LE MAITRE. Oui mais elle n’est plus seule. Il y a aussi Ona Munson et l’autre jeune femme que le Dr Omar (Victor Mature) tire de la rue…

LE DEUXIEME DISCIPLE. Je me demande d’ailleurs si le personnage du Dr Omar n’est pas le plus important du film. C’est lui qui utilise les femmes et en joue comme des pièces d’un jeu d’échecs…

LE MAITRE. J’allais y venir. Ta comparaison avec les échecs est fort juste. Avec Marlène, le cinéaste avait quelqu’un en face d’aussi fort que lui et les films pouvaient être vus comme des bras de fer. Ici, Mature joue une sorte d’alter ego : il manipule les belles femmes pour les rendre dépendantes de cet univers interlope d’un grand casino à Shanghai. Il se joue d’elles. Et Sternberg de suivre ce jeu machiavélique en offrant à ses « pièces » le plus beau plateau possible pour le jeu. D’ou cette exubérance baroque, ce retour à l’exotisme asiatique dix ans après Shanghai express et cette volonté de créer une atmosphère dépravée et asphyxiante. La manière dont le décorum sert à la fois le propos et la mise en scène est très forte.

LE PREMIER DISCIPLE. Pensez-vous qu’il existe encore des cinéastes comme Sternberg pour magnifier les stars ? reste-t-il d’ailleurs des stars dans l’acceptation de votre définition ?

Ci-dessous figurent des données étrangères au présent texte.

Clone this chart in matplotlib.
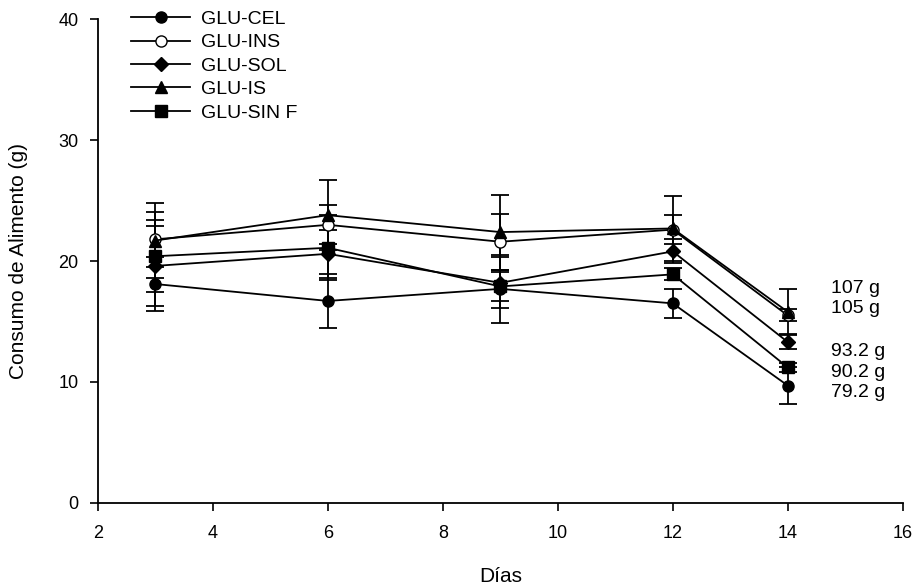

LE MAITRE. Hum ! certaines actrices américaines conservent cette dimension mythique. Nicole Kidman, par exemple ; ou même Julia Roberts et Sharon Stone (du côté de la femme fatale). Mais il est vrai que l’écrin qui leur est offert est moins reluisant. Finalement, en allant regarder du côté de l’Asie, Sternberg a peut-être été un précurseur puisque c’est de ce côté que je vois les dernières « stars ». Lorsque Wong Kar-Wai fait 2046 ou lorsqu’il filme Maggie Cheung dans In the mood for love ou Gong Li dans The hand, il semble avoir bien retenu les leçons du maître.